Canadian governments have long regulated ‘minimum’ wage by setting a wage rate below which employers and employees cannot agree. The theory is that this intervention in the ‘free market’ and ‘free’ bargaining is necessary because of the vast inequality of bargaining power between employee and employer and the fact that Canadians want a certain standard of living. The minimum wage is a direct admission by governments that unregulated labour markets produce inappropriately low wages.
But should governments regulate ‘maximum’ wages? This question is raised by President Obama’s tirade yesterday against bonuses being paid at AIG, an investment company that performed so abysmally last year that the company needed to come begging to the government for bailouts. Yet the company is still planning on paying out $165 million to the boneheads that led the company into this mess. The government has asked the company to provide it with the employment contracts and to tell it who negotiated the contracts, as if the very negotiation of employment contracts is suspicious. The government is now a majority owner of AIG, so it has a special interest here.
But the point is that wages negotiated in the ‘free’ market are suspect and when too high, the government should intervene and cut them. Presumably, if an employee is able to bargain a wage so high that the government is concerned about it, inequality of bargaining power is not the problem. So what other interest would justify a legislated ‘maximum wage’? Some have argued that executive pay should be tied to the pay of the lowest compensated employee in the form of a ratio as a way of closing the gap between the rich and the poor. (I discussed these arguments a while back) Do you agree with that form of regulation?
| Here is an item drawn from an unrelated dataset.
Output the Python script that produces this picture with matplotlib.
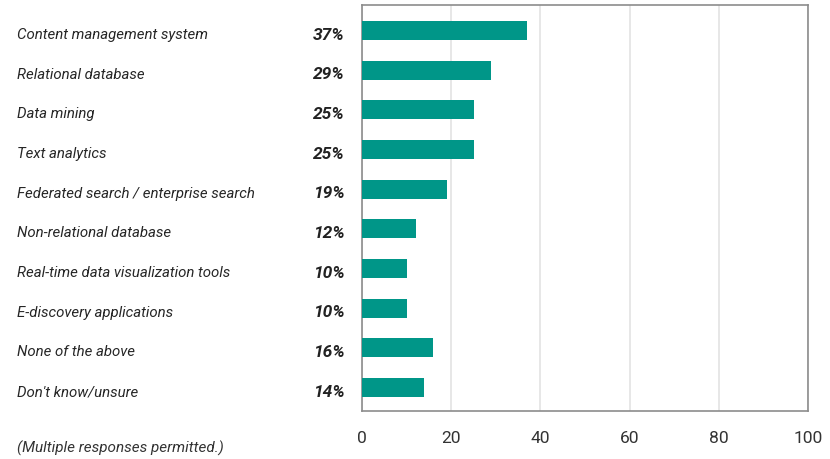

A market economist would presumably argue that the employee is worth what the market says he is worth, so that the idea of legislated ‘maximum wage’ is nonsense. Moreover, they would argue that capping pay creates ineffective incentives that will drive away the ‘best and the brightest’. For example, here is what Justice Richard Posner has to say about the executive caps Obama supports. Note that, at the end, he does concede that it is possible for executives to be ‘overpaid’:
All this said, I don’t deny that there is such a thing as executive overcompensation, owing to the weak incentives of boards of directors to police compensation. But that’s a long-term problem, rather than anything to do with fighting a depression.
So, if even Posner agrees the market sometimes fails by permitting overcompensation, what should the state do about this?